[OBJECTIVE]
Skip every picture, and extract verbatim the lines from the line containing "Clone this diagram in TikZ." to the line containing "Extension \ \&\\Training", both lines included.

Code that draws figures
☆ ☆ ☆ ☆ ☆

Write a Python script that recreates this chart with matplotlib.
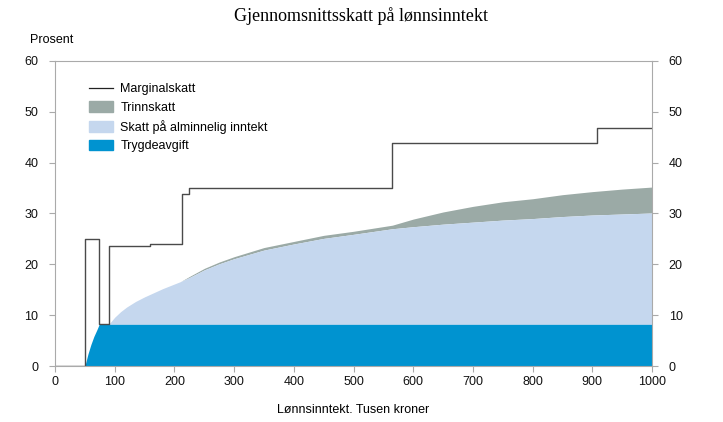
import matplotlib
matplotlib.use("Agg")
import matplotlib.pyplot as plt
from matplotlib.lines import Line2D
from matplotlib.patches import Patch

plt.rcParams["font.family"] = ["Liberation Sans", "DejaVu Sans"]

# average tax, percent, by wage income (thousand NOK)
income = [0, 50, 55, 60, 65, 70, 74, 90, 95, 100, 110, 120, 135, 150, 165, 180, 195, 210, 225,
          250, 275, 300, 350, 400, 450, 500, 565, 600, 650, 700, 750, 800, 850, 900, 950, 1000]
trygdeavgift = [0, 0, 2.3, 4.2, 5.8, 7.1, 8.2, 8.2, 8.2, 8.2, 8.2, 8.2, 8.2, 8.2, 8.2, 8.2, 8.2, 8.2, 8.2,
                8.2, 8.2, 8.2, 8.2, 8.2, 8.2, 8.2, 8.2, 8.2, 8.2, 8.2, 8.2, 8.2, 8.2, 8.2, 8.2, 8.2]
alminnelig_total = [0, 0, 2.3, 4.2, 5.8, 7.1, 8.2, 8.2, 8.9, 9.6, 10.7, 11.6, 12.7, 13.6, 14.4, 15.2, 15.9, 16.6, 17.4,
                    18.9, 20.1, 21.1, 22.8, 24.0, 25.1, 25.9, 27.0, 27.4, 27.9, 28.3, 28.7, 29.0, 29.4, 29.7, 29.9, 30.1]
trinnskatt = [0, 0, 0, 0, 0, 0, 0, 0, 0, 0, 0, 0, 0, 0, 0, 0, 0, 0, 0.2,
              0.3, 0.35, 0.4, 0.5, 0.5, 0.6, 0.6, 0.7, 1.5, 2.4, 3.1, 3.6, 3.9, 4.3, 4.6, 4.9, 5.1]

# marginal tax steps
marg_x = [0, 50, 74, 90, 159, 212, 225, 564, 908, 1000]
marg_y = [0, 25, 8.2, 23.6, 24.0, 33.8, 35.0, 43.8, 46.9, 46.9]

c_trygd = "#0093d0"
c_alm = "#c5d7ee"
c_trinn = "#9baaa6"
c_axis = "#aaaaaa"

fig = plt.figure(figsize=(7.23, 4.22), dpi=100)
ax = fig.add_axes([0.0761, 0.1327, 0.8257, 0.7228])

top = [a + t for a, t in zip(alminnelig_total, trinnskatt)]
ax.fill_between(income, alminnelig_total, top, color=c_trinn, lw=0)
ax.fill_between(income, trygdeavgift, alminnelig_total, color=c_alm, lw=0)
ax.fill_between(income, 0, trygdeavgift, color=c_trygd, lw=0)
ax.step(marg_x, marg_y, where="post", color="#4a4a4a", lw=1.0)

ax.set_xlim(0, 1000)
ax.set_ylim(0, 60)
ax.set_xticks(range(0, 1001, 100))
ax.set_yticks(range(0, 61, 10))
for s in ax.spines.values():
    s.set_color(c_axis)
ax.tick_params(colors=c_axis, labelcolor="#111111", labelsize=9, length=4,
               right=True, labelright=True)
ax.tick_params(axis="x", pad=3)
ax.tick_params(axis="y", pad=8)

fig.text(0.5, 0.962, "Gjennomsnittsskatt på lønnsinntekt", ha="center", va="center",
         fontsize=13, family=["Liberation Serif", "DejaVu Serif"])
fig.text(0.041, 0.905, "Prosent", ha="left", va="center", fontsize=9)
ax.set_xlabel("Lønnsinntekt. Tusen kroner", fontsize=9, labelpad=12)

handles = [Line2D([0], [0], color="#222222", lw=0.9),
           Patch(color=c_trinn), Patch(color=c_alm), Patch(color=c_trygd)]
labels = ["Marginalskatt", "Trinnskatt", "Skatt på alminnelig inntekt", "Trygdeavgift"]
ax.legend(handles, labels, loc="upper left", bbox_to_anchor=(0.038, 0.965), frameon=False,
          fontsize=9, handlelength=1.9, handleheight=0.9, labelspacing=0.48, handletextpad=0.6)

fig.savefig("out.png", dpi=100)
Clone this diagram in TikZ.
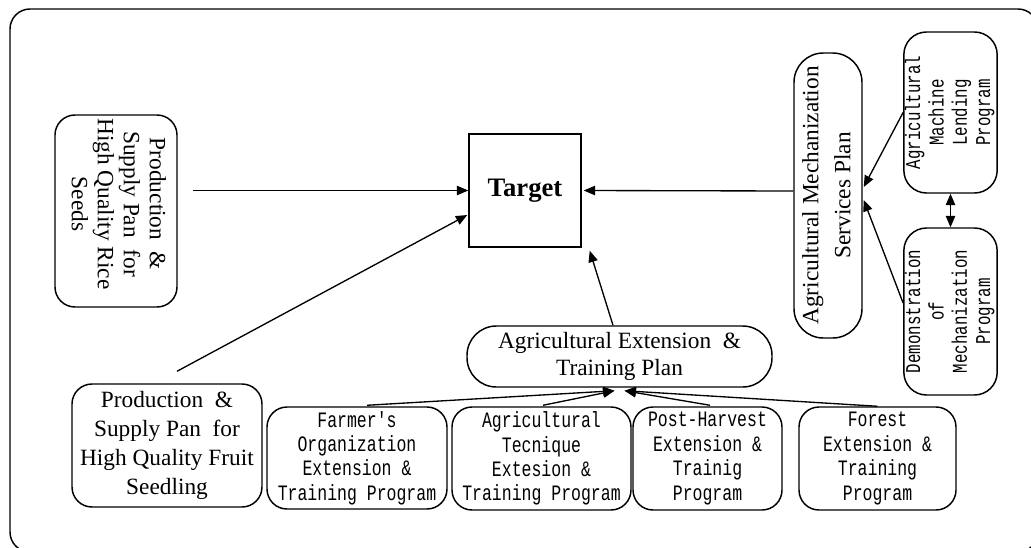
\documentclass[tikz,border=0pt]{standalone}
\usepackage{fontspec}
\usepackage{graphicx}
\setmainfont{Liberation Serif}
\setmonofont[FakeStretch=0.75]{Liberation Mono}
\usetikzlibrary{arrows.meta,calc}
\begin{document}
\begin{tikzpicture}[x=0.75pt,y=-0.75pt,
  box/.style={draw,line width=1.1pt,rounded corners=15pt,inner sep=0pt,align=center},
  sq/.style={draw,line width=1.1pt,inner sep=0pt},
  arr/.style={line width=1pt,-{Triangle[length=8.5pt,width=7pt]}},
  dbl/.style={line width=1pt,{Triangle[length=8.5pt,width=7pt]}-{Triangle[length=8.5pt,width=7pt]}},
  serif/.style={font=\fontsize{17.5}{21.7}\selectfont},
  mono/.style={font=\ttfamily\fontsize{16.5}{18.3}\selectfont},
  rmono/.style={font=\ttfamily\fontsize{15.8}{17.5}\selectfont},
]
\useasboundingbox (0,0) rectangle (1031,547);
\begin{scope}
\clip (0,0) rectangle (1031,547);
\draw[line width=1.1pt, rounded corners=15pt] (10,9) rectangle (1038,552);
\end{scope}

% nodes
\node[sq, minimum width=84pt, minimum height=84.75pt, font=\bfseries\fontsize{20}{24}\selectfont] (target) at (525,190.5) {Target};

\node[box, minimum width=91.5pt, minimum height=144pt, font=\fontsize{17.5}{19.5}\selectfont] (rice) at (116,211)
  {\rotatebox{-90}{\begin{tabular}{@{}c@{\hspace{10.5pt}}}Production \ \&\\Supply Pan \ for\\High Quality Rice\\Seeds\end{tabular}}};

\node[box, serif, minimum width=142.5pt, minimum height=92.25pt] (fruit) at (167,445.5)
  {Production \ \&\\Supply Pan \ for\\High Quality Fruit\\Seedling};

\node[box, rounded corners=22pt, minimum width=228.75pt, minimum height=45.75pt, font=\fontsize{17.5}{20.5}\selectfont] (ext) at (619.5,356.5)
  {Agricultural Extension \ \&\\Training Plan};

\node[box, rounded corners=22pt, minimum width=51pt, minimum height=213.75pt, font=\fontsize{17.5}{24}\selectfont] (mech) at (828,195.5)
  {\rotatebox{90}{\begin{tabular}{@{}c@{}}Agricultural Mechanization\\Services Plan\end{tabular}}};

\node[box, rounded corners=17pt, rmono, minimum width=66.75pt, minimum height=120.75pt] (lend) at (950.5,112.5)
  {\rotatebox{90}{\begin{tabular}{@{}c@{}}Agricultural\\Machine\\Lending\\Program\end{tabular}}};

\node[box, rounded corners=17pt, rmono, minimum width=66.75pt, minimum height=125.25pt] (demo) at (950.5,311.5)
  {\rotatebox{90}{\begin{tabular}{@{}c@{}}Demonstration\\of\\Mechanization\\Program\end{tabular}}};

\node[box, mono, minimum width=135pt, minimum height=76.5pt] (farmer) at (357,458)
  {Farmer's\\Organization\\Extension \&\\Training Program};
\node[box, mono, minimum width=134.25pt, minimum height=77.25pt] (tech) at (541.5,458.5)
  {Agricultural\\Tecnique\\Extesion \&\\Training Program};
\node[box, mono, minimum width=111.75pt, minimum height=77.25pt] (post) at (707.5,458.5)
  {Post-Harvest\\Extension \&\\Trainig\\Program};
\node[box, mono, minimum width=117.75pt, minimum height=77.25pt] (forest) at (877.5,458.5)
  {Forest\\Extension \&\\Training\\Program};

% connectors
\draw[arr] ($(rice.east)+(15,-20.5)$) -- (target.west);
\draw[arr] ($(fruit.north)+(10,-12)$) -- ($(target.west)+(-1,24.5)$);
\draw[arr] ($(ext.north)+(-6.5,0)$) -- ($(target.south east)+(8,3)$);
\draw[arr] ($(mech.west)+(0,-4.5)$) -- ($(target.east)+(2,0)$);
\draw[arr] (lend.west) -- ($(mech.east)+(1,-8.5)$);
\draw[arr] ($(demo.west)+(0,-8.5)$) -- ($(mech.east)+(1,4.5)$);
\draw[dbl] (lend.south) -- (demo.north);
\draw[arr] ($(farmer.north)+(10,-1)$) -- ($(ext.south)+(-5,3)$);
\draw[arr] ($(tech.north)+(1.5,-1)$) -- ($(ext.south)+(-5,3)$);
\draw[arr] ($(post.north)+(2.5,-1)$) -- ($(ext.south)+(5,3)$);
\draw[arr] (forest.north) -- ($(ext.south)+(5,3)$);
\end{tikzpicture}
\end{document}
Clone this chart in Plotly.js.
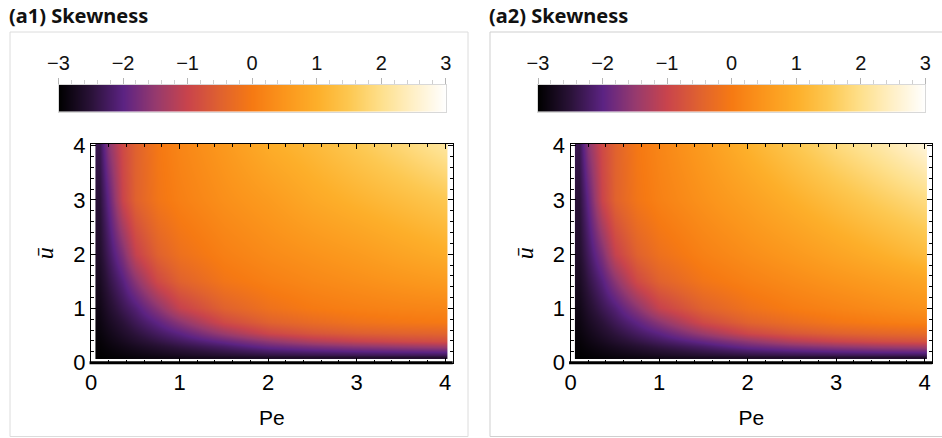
<!DOCTYPE html>
<html>
<head>
<meta charset="utf-8">
<script src="https://cdn.plot.ly/plotly-3.0.1.min.js"></script>
<style>
  html, body { margin: 0; padding: 0; background: #ffffff; }
  #chart { width: 942px; height: 438px; }
</style>
</head>
<body>
<div id="chart"></div>
<script>
// ---------------- data ----------------
var pe = [0.1, 0.2, 0.35, 0.5, 0.75, 1.0, 1.5, 2.0, 2.5, 3.0, 3.5, 3.95, 4.0];
var ubar = [0.1, 0.15, 0.2, 0.3, 0.4, 0.55, 0.75, 1.0, 1.5, 2.0, 3.0, 4.0];

// (a1) skewness, rows follow ubar, columns follow pe
var skewA1 = [
  [-3.0, -2.97, -2.94, -2.9, -2.85, -2.8, -2.72, -2.65, -2.62, -2.6, -2.58, -2.57, -2.57],
  [-2.98, -2.95, -2.9, -2.85, -2.78, -2.7, -2.56, -2.45, -2.38, -2.33, -2.3, -2.28, -2.28],
  [-2.97, -2.93, -2.86, -2.8, -2.7, -2.6, -2.42, -2.25, -2.15, -2.08, -2.03, -2.0, -2.0],
  [-2.95, -2.88, -2.79, -2.7, -2.56, -2.42, -2.18, -1.88, -1.7, -1.56, -1.46, -1.38, -1.37],
  [-2.93, -2.84, -2.72, -2.6, -2.42, -2.25, -1.92, -1.55, -1.25, -1.05, -0.92, -0.84, -0.84],
  [-2.89, -2.78, -2.62, -2.47, -2.23, -2.0, -1.45, -0.95, -0.7, -0.55, -0.48, -0.45, -0.44],
  [-2.85, -2.7, -2.5, -2.3, -1.98, -1.6, -0.9, -0.5, -0.3, -0.15, -0.07, -0.02, -0.01],
  [-2.8, -2.6, -2.33, -2.1, -1.6, -1.05, -0.5, -0.18, 0.0, 0.1, 0.17, 0.21, 0.22],
  [-2.7, -2.42, -2.05, -1.6, -0.9, -0.5, -0.1, 0.1, 0.25, 0.37, 0.49, 0.59, 0.6],
  [-2.6, -2.25, -1.7, -1.05, -0.5, -0.2, 0.1, 0.3, 0.45, 0.6, 0.78, 0.93, 0.95],
  [-2.5, -1.95, -1.0, -0.5, -0.1, 0.1, 0.38, 0.6, 0.87, 1.08, 1.28, 1.47, 1.5],
  [-2.35, -1.6, -0.9, -0.5, -0.05, 0.2, 0.55, 0.95, 1.2, 1.5, 1.8, 2.1, 2.15]
];

// (a2) skewness, rows follow ubar, columns follow pe
var skewA2 = [
  [-3.0, -2.97, -2.94, -2.9, -2.85, -2.8, -2.72, -2.65, -2.62, -2.6, -2.58, -2.57, -2.57],
  [-2.98, -2.95, -2.9, -2.85, -2.78, -2.7, -2.56, -2.45, -2.38, -2.33, -2.3, -2.28, -2.28],
  [-2.97, -2.93, -2.86, -2.8, -2.7, -2.6, -2.42, -2.25, -2.14, -2.06, -2.0, -1.97, -1.97],
  [-2.95, -2.88, -2.79, -2.7, -2.56, -2.42, -2.18, -1.87, -1.67, -1.52, -1.4, -1.32, -1.31],
  [-2.93, -2.84, -2.72, -2.6, -2.42, -2.25, -1.92, -1.55, -1.22, -1.0, -0.86, -0.78, -0.77],
  [-2.89, -2.78, -2.62, -2.47, -2.23, -2.0, -1.45, -0.94, -0.67, -0.5, -0.4, -0.34, -0.33],
  [-2.85, -2.7, -2.5, -2.3, -1.98, -1.6, -0.9, -0.48, -0.26, -0.08, 0.03, 0.11, 0.12],
  [-2.8, -2.6, -2.33, -2.1, -1.6, -1.05, -0.5, -0.17, 0.03, 0.17, 0.3, 0.41, 0.42],
  [-2.7, -2.42, -2.05, -1.6, -0.9, -0.5, -0.1, 0.12, 0.3, 0.47, 0.63, 0.78, 0.8],
  [-2.6, -2.25, -1.7, -1.05, -0.5, -0.2, 0.12, 0.35, 0.55, 0.78, 1.0, 1.22, 1.25],
  [-2.5, -1.95, -1.0, -0.5, -0.1, 0.12, 0.42, 0.7, 1.0, 1.3, 1.6, 1.86, 1.9],
  [-2.35, -1.6, -0.9, -0.5, -0.05, 0.2, 0.6, 1.05, 1.45, 1.85, 2.2, 2.58, 2.65]
];

var barLevels = [-3, 3];                 // ends of the colour legend
var barTicks = [-3, -2, -1, 0, 1, 2, 3]; // colour legend tick labels
var axisTicks = [0, 1, 2, 3, 4];         // Pe and ubar tick labels
var panelTitles = ['(a1) Skewness', '(a2) Skewness'];

// ---------------- styling ----------------
var sunset = [
  [0.000, '#000000'],
  [0.083, '#2a1238'],
  [0.167, '#5c2383'],
  [0.250, '#963a6e'],
  [0.333, '#c9444c'],
  [0.417, '#e0622f'],
  [0.500, '#f67a13'],
  [0.583, '#fb961c'],
  [0.667, '#fdaf2a'],
  [0.750, '#fdc851'],
  [0.833, '#fee08c'],
  [0.917, '#fff0c8'],
  [1.000, '#ffffff']
];

var W = 942, H = 438;
function px(x) { return x / W; }
function py(y) { return (H - y) / H; }

var shift = 479.5;
var tickFont = {family: 'Liberation Sans, Arial, sans-serif', size: 22, color: '#000'};

function mainX(dom) {
  return {
    domain: dom, range: [0, 4.087], anchor: null,
    tickvals: axisTicks, ticks: 'inside', ticklen: 5, tickwidth: 1, tickcolor: '#000',
    minor: {dtick: 0.2, ticks: 'inside', ticklen: 3, tickwidth: 1, tickcolor: '#000', showgrid: false},
    showline: true, linecolor: '#000', linewidth: 1, mirror: 'allticks',
    showgrid: false, zeroline: false, tickfont: tickFont,
    title: {text: 'Pe', font: {family: 'Liberation Sans, Arial, sans-serif', size: 21, color: '#000'}, standoff: 16},
    fixedrange: true
  };
}
function mainY(dom) {
  return {
    domain: dom, range: [0, 4.03],
    tickvals: axisTicks, ticks: 'inside', ticklen: 5, tickwidth: 1, tickcolor: '#000',
    minor: {dtick: 0.2, ticks: 'inside', ticklen: 3, tickwidth: 1, tickcolor: '#000', showgrid: false},
    showline: true, linecolor: '#000', linewidth: 1, mirror: 'allticks',
    showgrid: false, zeroline: false, tickfont: tickFont,
    title: {text: '<i>ū</i>', font: {family: 'Liberation Serif, serif', size: 24, color: '#000'}, standoff: 12},
    fixedrange: true
  };
}
function barX(dom) {
  return {
    domain: dom, range: [-3, 3], side: 'top',
    tickvals: barTicks, ticks: 'outside', ticklen: 6, tickwidth: 1, tickcolor: '#b5b5b5',
    minor: {dtick: 0.2, ticks: 'outside', ticklen: 4, tickwidth: 1, tickcolor: '#cfcfcf', showgrid: false},
    showline: true, linecolor: '#d8d8d8', linewidth: 1, mirror: true,
    showgrid: false, zeroline: false,
    tickfont: {family: 'Liberation Sans, Arial, sans-serif', size: 20, color: '#111'},
    fixedrange: true
  };
}
function barY(dom) {
  return {
    domain: dom, range: [-0.5, 0.5], showticklabels: false, ticks: '',
    showline: true, linecolor: '#d8d8d8', linewidth: 1, mirror: true,
    showgrid: false, zeroline: false, fixedrange: true
  };
}

var plotXd1 = [px(91), px(452.7)];
var plotXd2 = [px(91 + shift), px(452.7 + shift)];
var plotYd = [py(362.7), py(144)];
var barXd1 = [px(58.5), px(445.8)];
var barXd2 = [px(58.5 + shift), px(445.8 + shift)];
var barYd = [py(111.5), py(85)];

var common = {type: 'heatmap', colorscale: sunset, zmin: -3, zmax: 3, zsmooth: 'best', showscale: false, hoverinfo: 'skip'};

var traces = [
  Object.assign({}, common, {x: pe, y: ubar, z: skewA1, xaxis: 'x', yaxis: 'y'}),
  Object.assign({}, common, {x: pe, y: ubar, z: skewA2, xaxis: 'x2', yaxis: 'y2'}),
  Object.assign({}, common, {x: barLevels, y: [0], z: [barLevels], xaxis: 'x3', yaxis: 'y3'}),
  Object.assign({}, common, {x: barLevels, y: [0], z: [barLevels], xaxis: 'x4', yaxis: 'y4'})
];

var xa1 = mainX(plotXd1); xa1.anchor = 'y';
var xa2 = mainX(plotXd2); xa2.anchor = 'y2';
var ya1 = mainY(plotYd); ya1.anchor = 'x';
var ya2 = mainY(plotYd); ya2.anchor = 'x2';
var xb1 = barX(barXd1); xb1.anchor = 'y3';
var xb2 = barX(barXd2); xb2.anchor = 'y4';
var yb1 = barY(barYd); yb1.anchor = 'x3';
var yb2 = barY(barYd); yb2.anchor = 'x4';

var layout = {
  width: W, height: H,
  margin: {l: 0, r: 0, t: 0, b: 0},
  paper_bgcolor: '#ffffff', plot_bgcolor: '#ffffff',
  showlegend: false,
  xaxis: xa1, yaxis: ya1,
  xaxis2: xa2, yaxis2: ya2,
  xaxis3: xb1, yaxis3: yb1,
  xaxis4: xb2, yaxis4: yb2,
  shapes: [
    {type: 'rect', xref: 'paper', yref: 'paper', x0: px(10), x1: px(468), y0: py(436.5), y1: py(32),
     line: {color: '#dcdcdc', width: 1}, layer: 'below'},
    {type: 'rect', xref: 'paper', yref: 'paper', x0: px(490), x1: px(960), y0: py(436.5), y1: py(32),
     line: {color: '#cfcfcf', width: 1}, layer: 'below'},
    {type: 'line', xref: 'x domain', yref: 'y domain', x0: -0.004, x1: 1, y0: 0, y1: 0,
     line: {color: '#000', width: 3}, layer: 'above'},
    {type: 'line', xref: 'x2 domain', yref: 'y2 domain', x0: -0.004, x1: 1, y0: 0, y1: 0,
     line: {color: '#000', width: 3}, layer: 'above'}
  ],
  annotations: [
    {text: '<b>' + panelTitles[0] + '</b>', xref: 'paper', yref: 'paper', x: px(7), y: py(15),
     xanchor: 'left', yanchor: 'middle', showarrow: false,
     font: {family: 'Noto Sans, Open Sans, sans-serif', size: 20, color: '#111'}},
    {text: '<b>' + panelTitles[1] + '</b>', xref: 'paper', yref: 'paper', x: px(7 + shift), y: py(15),
     xanchor: 'left', yanchor: 'middle', showarrow: false,
     font: {family: 'Noto Sans, Open Sans, sans-serif', size: 20, color: '#111'}}
  ]
};

Plotly.newPlot('chart', traces, layout, {displayModeBar: false, staticPlot: true});
</script>
</body>
</html>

☆ ☆ ☆ ☆ ☆

[COMPLETE ANSWER]
Clone this diagram in TikZ.
\documentclass[tikz,border=0pt]{standalone}
\usepackage{fontspec}
\usepackage{graphicx}
\setmainfont{Liberation Serif}
\setmonofont[FakeStretch=0.75]{Liberation Mono}
\usetikzlibrary{arrows.meta,calc}
\begin{document}
\begin{tikzpicture}[x=0.75pt,y=-0.75pt,
  box/.style={draw,line width=1.1pt,rounded corners=15pt,inner sep=0pt,align=center},
  sq/.style={draw,line width=1.1pt,inner sep=0pt},
  arr/.style={line width=1pt,-{Triangle[length=8.5pt,width=7pt]}},
  dbl/.style={line width=1pt,{Triangle[length=8.5pt,width=7pt]}-{Triangle[length=8.5pt,width=7pt]}},
  serif/.style={font=\fontsize{17.5}{21.7}\selectfont},
  mono/.style={font=\ttfamily\fontsize{16.5}{18.3}\selectfont},
  rmono/.style={font=\ttfamily\fontsize{15.8}{17.5}\selectfont},
]
\useasboundingbox (0,0) rectangle (1031,547);
\begin{scope}
\clip (0,0) rectangle (1031,547);
\draw[line width=1.1pt, rounded corners=15pt] (10,9) rectangle (1038,552);
\end{scope}

% nodes
\node[sq, minimum width=84pt, minimum height=84.75pt, font=\bfseries\fontsize{20}{24}\selectfont] (target) at (525,190.5) {Target};

\node[box, minimum width=91.5pt, minimum height=144pt, font=\fontsize{17.5}{19.5}\selectfont] (rice) at (116,211)
  {\rotatebox{-90}{\begin{tabular}{@{}c@{\hspace{10.5pt}}}Production \ \&\\Supply Pan \ for\\High Quality Rice\\Seeds\end{tabular}}};

\node[box, serif, minimum width=142.5pt, minimum height=92.25pt] (fruit) at (167,445.5)
  {Production \ \&\\Supply Pan \ for\\High Quality Fruit\\Seedling};

\node[box, rounded corners=22pt, minimum width=228.75pt, minimum height=45.75pt, font=\fontsize{17.5}{20.5}\selectfont] (ext) at (619.5,356.5)
  {Agricultural Extension \ \&\\Training Plan};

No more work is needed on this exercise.